Meanwhile, the village began to emerge on the eastern side of the castle walls and in 1605 the brothers Stefano and Berardino Massarini, did renovate and expand a church, built perhaps in 1563 on their land, where it was already an ancient oratory, just outside the walls, dedicated to Mary Virgin of Consolation and Saint Stephen protomartyr. In 1611 the two brothers donated the church to the Hermits of Saint Augustine, who opened a small convent in the adjacent house, active until 1652, when Pope Innocent X decided to close the small communities of the mendicant orders. The church, which closed to the north the square that was being formed – today Square Umberto I – had meanwhile assumed the name of Saint Agostino, which it kept until 1923, when it was dedicated to San Marone. Pietro Consolini, family of notaries and grandson of Massarini, born in Monteleone on November 25, 1565, entered the Oratory of Filippo Neri in Rome.

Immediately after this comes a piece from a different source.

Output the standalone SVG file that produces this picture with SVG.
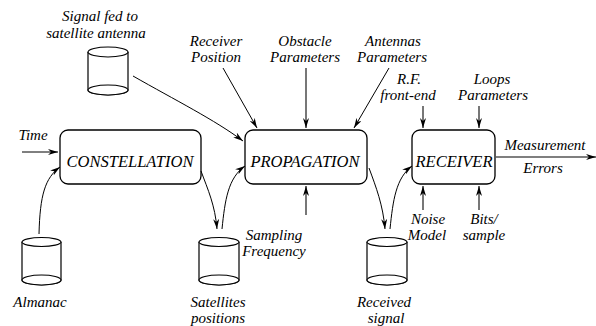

He was a disciple and confidant of the saint and his successor in the direction of the Congregation of the Oratory, enjoying until the end of his days (31 January 1643) of great prestige for moral straightness and intellectual qualities.
In 1663 Federico Beni built a small church in the district of Asperici dedicated to Our Lady of Loreto, which the following year he donated to the sanctuary of Loreto. A descendant, Domenico Antonio Beni, in 1798 was elected to the assembly of the new Roman Republic representing the canton of Petritoli, of which Monteleone was part. The small square in front of the parish church of San Giovanni Battista is named after him.
Between the second half of the nineteenth century and the first years of the twentieth century – the name Monteleone di Fermo is dated in 1863 after the unification of Italy- with the construction of the palaces Lauri, Pascucci and Felici took final shape Square Umberto I, on which stands the ancient Farfense tower. The village was thus completed, while the heart of the traditional village was Square Mazzini, where between the eleventh and twelfth centuries stood the castle of Legoni, now remembered by the homonymous Castello street.
Also worth a visit is the small and fascinating Museum of Rural Life dedicated to Alduina Simonelli that offers the daily life of the farmers of Monteleone between the nineteenth and twentieth centuries.
Another gem of this small town is the valuable municipal historical archive with precious manuscripts of the sixteenth century perfectly restored and accessible by scholars.